実用新案権とは、「物品の形状、構造又は組合せに係る考案」(実用新案法第1条)を保護するための権利です。例えば、ベルトに取り付けられるスマートフォンカバーの形状に関する考案が、実用新案権の保護対象になると考えられます。
ここにいう「考案」とは、「自然法則を利用した技術的思想の創作」(実用新案法第2条第1項)のことです。特許法における「発明」(特許法第2条第1項)と対比して、小発明とも呼ばれます。
また、「考案」には「物品の形状、構造又は組合せに係る」という限定が付されているため、特許権の場合とは異なり、「エンジンの燃費を向上させる方法」などの方法の考案は、実用新案権の保護対象には含まれません。
実用新案権のメリット・デメリット
次に、実用新案権を取得する場合の一般的なメリット・デメリットを、特許権を取得する場合と対比しながら見ていきましょう。
【メリット】
取得費用が安い
通常、実用新案権の取得費用は、特許権の取得費用よりも安くなります。
これは、実用新案権の審査に、考案の新規性などを審査するいわゆる「実体審査」は行われず、出願書類に不備がないか、手数料が納付されているかなどを形式的に審査する「方式審査」のみ行われるためです(実用新案法第14条第2項)。
また、特許権の場合は、申請書類の修正や審査結果に対する反論・書類補正のために弁理士を利用することが多く、その費用が掛かることも理由の一つです。
申請から登録までの期間が短い
実用新案権の場合は、申請してから登録までの期間が、特許権の場合よりも短くて済みます。特許権の場合は、申請から取得までに1年以上の長い期間を要するのが通常であるのに対し、実用新案権の場合は、特に問題がなければ申請から2~3カ月で取得することも可能です。
実用新案登録に基づく特許出願が可能
実用新案権を取得した場合、自分の実用新案登録に基づいて特許出願をすることができます(特許法第46条の2)。ただし、実用新案登録の出願日から3年が経過していたり、第三者から実用新案技術評価書(権利の有効性を特許庁が評価したもの)の請求があった旨の最初の通知を受けた日から30日を経過していたりすると、上記のような特許出願をすることができません。
【デメリット】
権利の存続期間が短い
実用新案権の存続期間は、特許権の存続期間よりも短くなっています。実用新案権の場合は、実用新案登録出願の日から10年とされている(実用新案法第15条)のに対し、特許権の場合は、原則として、特許出願の日から20年とされています(特許法第67条1項)。
迅速な権利行使が困難
特許権の場合は、その侵害や侵害のおそれがあれば、差止請求(特許法第100条)や損害賠償請求(民法第709条)等をすることが可能です。一般的には、こうした請求をする前に、侵害者に対して特許権の侵害を通知するための警告書を送付しますが、この警告書の送付が必須というわけではありません。
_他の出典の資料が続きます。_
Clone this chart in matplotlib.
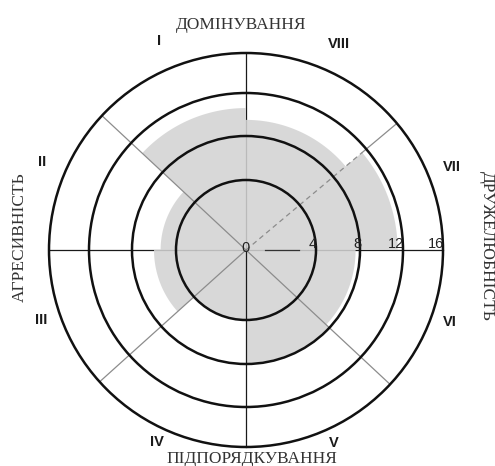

これに対して、実用新案権の場合は、取得のための審査をパスしたからといって、直ちに上記のような請求ができるわけではありません。請求の前に、実用新案技術評価書を相手方に提示して警告する等の措置が必要となります(実用新案法第29条の2)。このような措置が必要とされるのは、実用新案権の取得のための審査においては当該権利の有効性について判断されないためです。
実用新案権を取得する実益
実用新案権には上記のようなデメリットがあるため、実用新案権を取得する実益はないと考える人も少なくありません。実用新案技術評価書の取得には別途の審査が必要であり、ここまですると特許出願の場合と費用も負担も大差がない、と言われることもあります。
これに対して、実用新案権の取得が有益となる場合があると考える人もいます。例えば、「思いついた製品が売れるかどうかはまだ分からないが、一応権利取得はしておきたい。ただ、あまりコストはかけたくない。」という場合には、まずは実用新案権を取得しておき、製品が売れる見込みが立てば特許出願に切り替える、という対応が有益だというのです。
このような主張をする人は、実用新案権を取得していれば、その行使に必要となる実用新案技術評価書を取得していなかったとしても、侵害に対する一定の抑止効果がある、と考えているようです。
まとめ
たしかに、実用新案権の取得については、その実益を疑う意見が少なくありません。ただ、実用新案権には、特許権とは異なる特徴があることも確かです。実用新案の制度を利用する可能性を初めから否定するのではなく、まずは自分が置かれた状況を分析し、本当に実用新案権の取得を選択肢から除外すべきなのか、今一度検討してみてはいかがでしょうか。